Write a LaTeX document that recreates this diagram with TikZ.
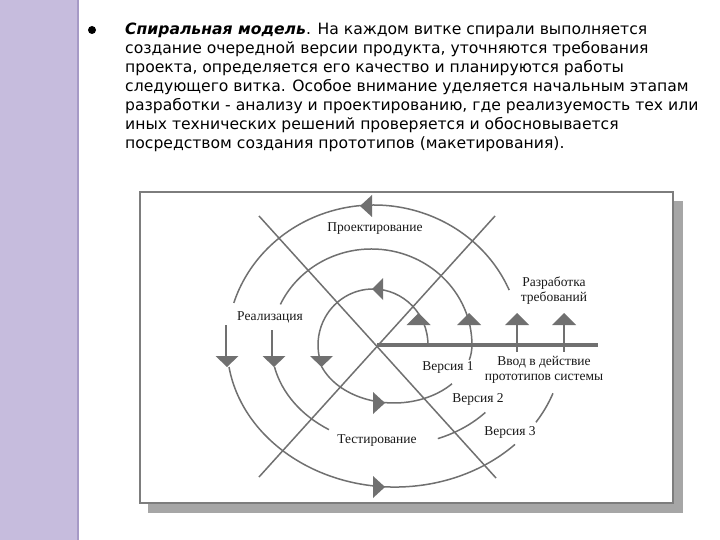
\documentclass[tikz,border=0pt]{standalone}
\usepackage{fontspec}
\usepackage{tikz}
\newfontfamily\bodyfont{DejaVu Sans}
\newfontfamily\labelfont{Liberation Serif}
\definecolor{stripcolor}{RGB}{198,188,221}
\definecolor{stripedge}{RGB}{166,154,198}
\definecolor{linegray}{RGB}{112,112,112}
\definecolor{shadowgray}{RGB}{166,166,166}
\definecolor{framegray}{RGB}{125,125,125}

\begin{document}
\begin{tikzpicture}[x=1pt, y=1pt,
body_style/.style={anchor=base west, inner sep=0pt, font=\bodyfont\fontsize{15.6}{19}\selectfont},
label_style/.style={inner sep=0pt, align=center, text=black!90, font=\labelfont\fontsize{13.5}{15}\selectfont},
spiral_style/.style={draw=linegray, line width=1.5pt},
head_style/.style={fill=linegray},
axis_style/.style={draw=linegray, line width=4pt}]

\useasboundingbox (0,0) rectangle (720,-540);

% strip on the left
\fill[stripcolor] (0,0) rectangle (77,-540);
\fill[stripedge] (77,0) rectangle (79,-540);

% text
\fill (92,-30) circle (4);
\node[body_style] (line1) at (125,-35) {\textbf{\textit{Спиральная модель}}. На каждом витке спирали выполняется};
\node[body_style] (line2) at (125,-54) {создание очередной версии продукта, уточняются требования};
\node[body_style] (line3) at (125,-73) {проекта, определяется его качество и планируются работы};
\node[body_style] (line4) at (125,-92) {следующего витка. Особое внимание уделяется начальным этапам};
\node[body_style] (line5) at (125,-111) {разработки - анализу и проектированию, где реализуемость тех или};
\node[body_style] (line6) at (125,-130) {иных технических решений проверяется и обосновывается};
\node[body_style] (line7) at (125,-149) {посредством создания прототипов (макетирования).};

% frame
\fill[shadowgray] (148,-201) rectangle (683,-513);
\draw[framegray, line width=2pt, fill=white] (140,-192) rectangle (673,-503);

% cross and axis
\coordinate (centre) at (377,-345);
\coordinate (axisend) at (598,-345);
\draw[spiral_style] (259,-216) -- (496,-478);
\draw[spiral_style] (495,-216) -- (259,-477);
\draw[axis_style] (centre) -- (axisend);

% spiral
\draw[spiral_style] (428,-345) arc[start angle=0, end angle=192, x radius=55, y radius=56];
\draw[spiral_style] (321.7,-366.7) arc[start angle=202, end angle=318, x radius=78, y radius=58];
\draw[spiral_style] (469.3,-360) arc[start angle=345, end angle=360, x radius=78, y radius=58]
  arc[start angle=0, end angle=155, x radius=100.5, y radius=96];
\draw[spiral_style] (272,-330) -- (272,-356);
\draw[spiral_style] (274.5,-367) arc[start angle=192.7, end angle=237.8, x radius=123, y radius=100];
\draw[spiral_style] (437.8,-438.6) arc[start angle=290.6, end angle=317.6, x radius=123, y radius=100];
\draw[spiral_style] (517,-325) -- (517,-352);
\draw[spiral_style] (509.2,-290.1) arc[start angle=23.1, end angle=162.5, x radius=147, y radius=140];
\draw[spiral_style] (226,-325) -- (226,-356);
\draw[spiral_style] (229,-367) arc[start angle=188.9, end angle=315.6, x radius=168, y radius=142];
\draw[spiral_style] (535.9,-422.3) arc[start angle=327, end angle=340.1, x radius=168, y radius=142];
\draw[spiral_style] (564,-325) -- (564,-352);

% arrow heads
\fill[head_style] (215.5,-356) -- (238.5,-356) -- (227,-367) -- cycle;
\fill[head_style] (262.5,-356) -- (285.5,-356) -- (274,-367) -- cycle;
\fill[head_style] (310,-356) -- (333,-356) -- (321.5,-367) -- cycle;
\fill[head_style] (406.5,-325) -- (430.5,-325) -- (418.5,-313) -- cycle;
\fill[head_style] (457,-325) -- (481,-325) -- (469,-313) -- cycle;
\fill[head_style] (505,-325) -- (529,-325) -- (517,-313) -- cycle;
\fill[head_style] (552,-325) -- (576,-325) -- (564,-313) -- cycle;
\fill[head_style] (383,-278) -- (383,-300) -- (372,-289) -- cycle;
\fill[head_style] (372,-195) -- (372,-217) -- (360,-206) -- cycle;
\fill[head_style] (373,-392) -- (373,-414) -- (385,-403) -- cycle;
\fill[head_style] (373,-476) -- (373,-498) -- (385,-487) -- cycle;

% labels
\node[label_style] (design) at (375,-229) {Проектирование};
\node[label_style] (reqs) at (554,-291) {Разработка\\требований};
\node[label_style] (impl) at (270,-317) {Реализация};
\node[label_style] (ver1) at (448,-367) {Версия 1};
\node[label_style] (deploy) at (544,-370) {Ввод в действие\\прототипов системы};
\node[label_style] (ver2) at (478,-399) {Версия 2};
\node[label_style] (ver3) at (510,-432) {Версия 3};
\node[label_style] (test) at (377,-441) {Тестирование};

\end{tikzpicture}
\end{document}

- [Given task]
Copy out all the data without changing anything, and drop the pictures.

- [Expected output]
Write a LaTeX document that recreates this diagram with TikZ.
\documentclass[tikz,border=0pt]{standalone}
\usepackage{fontspec}
\usepackage{tikz}
\newfontfamily\bodyfont{DejaVu Sans}
\newfontfamily\labelfont{Liberation Serif}
\definecolor{stripcolor}{RGB}{198,188,221}
\definecolor{stripedge}{RGB}{166,154,198}
\definecolor{linegray}{RGB}{112,112,112}
\definecolor{shadowgray}{RGB}{166,166,166}
\definecolor{framegray}{RGB}{125,125,125}

\begin{document}
\begin{tikzpicture}[x=1pt, y=1pt,
body_style/.style={anchor=base west, inner sep=0pt, font=\bodyfont\fontsize{15.6}{19}\selectfont},
label_style/.style={inner sep=0pt, align=center, text=black!90, font=\labelfont\fontsize{13.5}{15}\selectfont},
spiral_style/.style={draw=linegray, line width=1.5pt},
head_style/.style={fill=linegray},
axis_style/.style={draw=linegray, line width=4pt}]

\useasboundingbox (0,0) rectangle (720,-540);

% strip on the left
\fill[stripcolor] (0,0) rectangle (77,-540);
\fill[stripedge] (77,0) rectangle (79,-540);

% text
\fill (92,-30) circle (4);
\node[body_style] (line1) at (125,-35) {\textbf{\textit{Спиральная модель}}. На каждом витке спирали выполняется};
\node[body_style] (line2) at (125,-54) {создание очередной версии продукта, уточняются требования};
\node[body_style] (line3) at (125,-73) {проекта, определяется его качество и планируются работы};
\node[body_style] (line4) at (125,-92) {следующего витка. Особое внимание уделяется начальным этапам};
\node[body_style] (line5) at (125,-111) {разработки - анализу и проектированию, где реализуемость тех или};
\node[body_style] (line6) at (125,-130) {иных технических решений проверяется и обосновывается};
\node[body_style] (line7) at (125,-149) {посредством создания прототипов (макетирования).};

% frame
\fill[shadowgray] (148,-201) rectangle (683,-513);
\draw[framegray, line width=2pt, fill=white] (140,-192) rectangle (673,-503);

% cross and axis
\coordinate (centre) at (377,-345);
\coordinate (axisend) at (598,-345);
\draw[spiral_style] (259,-216) -- (496,-478);
\draw[spiral_style] (495,-216) -- (259,-477);
\draw[axis_style] (centre) -- (axisend);

% spiral
\draw[spiral_style] (428,-345) arc[start angle=0, end angle=192, x radius=55, y radius=56];
\draw[spiral_style] (321.7,-366.7) arc[start angle=202, end angle=318, x radius=78, y radius=58];
\draw[spiral_style] (469.3,-360) arc[start angle=345, end angle=360, x radius=78, y radius=58]
  arc[start angle=0, end angle=155, x radius=100.5, y radius=96];
\draw[spiral_style] (272,-330) -- (272,-356);
\draw[spiral_style] (274.5,-367) arc[start angle=192.7, end angle=237.8, x radius=123, y radius=100];
\draw[spiral_style] (437.8,-438.6) arc[start angle=290.6, end angle=317.6, x radius=123, y radius=100];
\draw[spiral_style] (517,-325) -- (517,-352);
\draw[spiral_style] (509.2,-290.1) arc[start angle=23.1, end angle=162.5, x radius=147, y radius=140];
\draw[spiral_style] (226,-325) -- (226,-356);
\draw[spiral_style] (229,-367) arc[start angle=188.9, end angle=315.6, x radius=168, y radius=142];
\draw[spiral_style] (535.9,-422.3) arc[start angle=327, end angle=340.1, x radius=168, y radius=142];
\draw[spiral_style] (564,-325) -- (564,-352);

% arrow heads
\fill[head_style] (215.5,-356) -- (238.5,-356) -- (227,-367) -- cycle;
\fill[head_style] (262.5,-356) -- (285.5,-356) -- (274,-367) -- cycle;
\fill[head_style] (310,-356) -- (333,-356) -- (321.5,-367) -- cycle;
\fill[head_style] (406.5,-325) -- (430.5,-325) -- (418.5,-313) -- cycle;
\fill[head_style] (457,-325) -- (481,-325) -- (469,-313) -- cycle;
\fill[head_style] (505,-325) -- (529,-325) -- (517,-313) -- cycle;
\fill[head_style] (552,-325) -- (576,-325) -- (564,-313) -- cycle;
\fill[head_style] (383,-278) -- (383,-300) -- (372,-289) -- cycle;
\fill[head_style] (372,-195) -- (372,-217) -- (360,-206) -- cycle;
\fill[head_style] (373,-392) -- (373,-414) -- (385,-403) -- cycle;
\fill[head_style] (373,-476) -- (373,-498) -- (385,-487) -- cycle;

% labels
\node[label_style] (design) at (375,-229) {Проектирование};
\node[label_style] (reqs) at (554,-291) {Разработка\\требований};
\node[label_style] (impl) at (270,-317) {Реализация};
\node[label_style] (ver1) at (448,-367) {Версия 1};
\node[label_style] (deploy) at (544,-370) {Ввод в действие\\прототипов системы};
\node[label_style] (ver2) at (478,-399) {Версия 2};
\node[label_style] (ver3) at (510,-432) {Версия 3};
\node[label_style] (test) at (377,-441) {Тестирование};

\end{tikzpicture}
\end{document}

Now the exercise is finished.